Hello booklovers,
With so many of us enduring lockdown isolation, literary folk have turned to books and reading as a source of comfort and company.
We thought we would extend the isolation reading theme further. Here at FbF we teamed up with several authors, who would have joined us for our original 2020 festival, with a mission to compile a ‘castaway library’.
We asked them which books they would take with them if they were abandoned alone on a desert island. You will be intrigued to find out their responses…
Our first contributor is Edward Parnell who takes us away to his castaway library…
I always struggle with questions like this about which books I’d take on my desert island, as I suspect the books I might think of as being my favourites wouldn’t necessarily be the ones I’d want for company in that castaway situation. And, of course, different texts mean different things to us at different parts of our lives, which always seems to make any choice harder…
Given that, my first pick is a book by one of my favourite authors, though it’s not my absolute favourite of his works (that would be his most-famous novel, Slaughterhouse-Five). It does seem, however, the most appropriate of his titles to be stuck with on a desert island – and it is a very fine work in its own right. It’s Kurt Vonnegut’s 1985 novel Galápagos, a book in which, a million years into the future, the human race has evolved into seal-like creatures, stranded on the islands made famous as the place where Darwin began to unpin the secrets of evolution. It’s a clever, funny novel – structurally inventive and, above all, full of Vonnegut’s characteristic humanity. It also feels very prescient given our current slide towards environmental and social catastrophes that our ‘Big Brains’ seem incapable of addressing.

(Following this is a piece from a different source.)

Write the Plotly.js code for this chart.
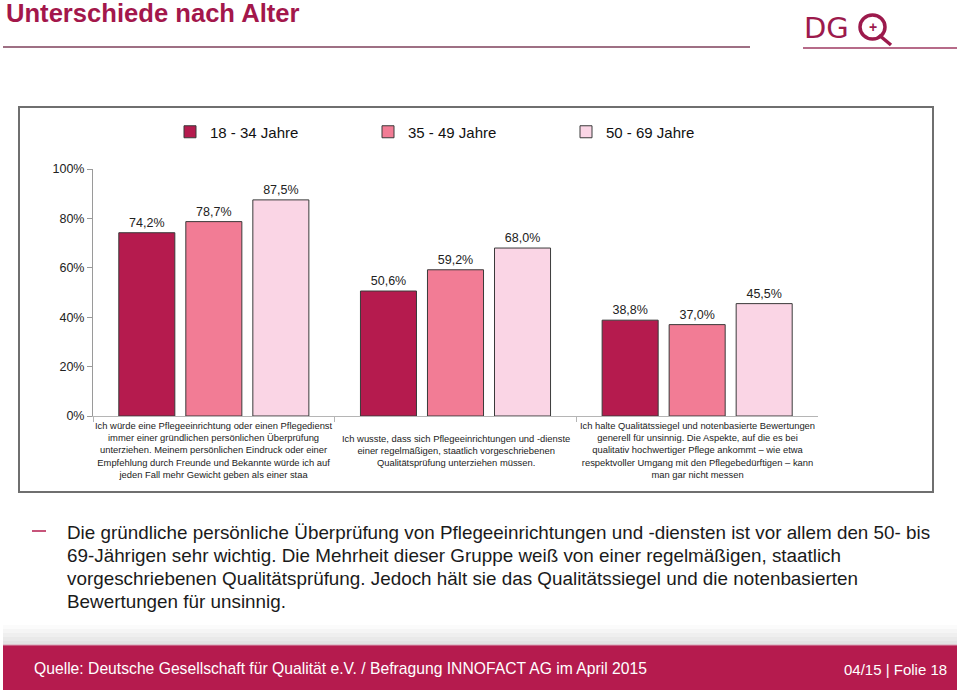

For my second book it seems appropriate to choose a collection of ghost stories given the subject matter of my most-recent book, Ghostland. With little to do on my island I expect I’ll have plenty of time to try to decode the strange alchemy at work in the stories of one of the masters of the form. I’m tempted to pick a collection by Walter de la Mare or Robert Aickman, two writers whose eerie tales often have an dreamlike air of psychological ambiguity. But, in the end it’s difficult to look beyond the more-obvious terrors present throughout Curious Warnings: The Great Ghost Stories of M. R. James (Jo Fletcher Books, 2012) – as the Victorian-born Cambridge academic is still, on balance, my favourite practitioner of the ghost story. Though how much comfort I’ll get reading about his lonely, demon-stalked Edwardian protagonists while I’m stranded on that faraway isle is perhaps a moot point…
My final book is going to be a practical choice. Whether my island is an isolated, wind-blasted rock somewhere in the Atlantic, or (hopefully) an idyllic coral cay in the depths of the Pacific, as a keen birder one of the things I’m going to do to kill time is watch out for passing seabirds. Given that, having to hand a reference book that covers all the possibilities I might see seems like a good plan, so I’ll go with Oceanic Birds of the World: A Photo Guide by Steve Howell and Kirk Zufelt (Princeton, 2019). I just hope I’m allowed to take a pair of binoculars or a telescope with me too, else my views of those passing petrels and shearwaters aren’t going to amount to much when I write home via the traditional message-in-a-bottle method.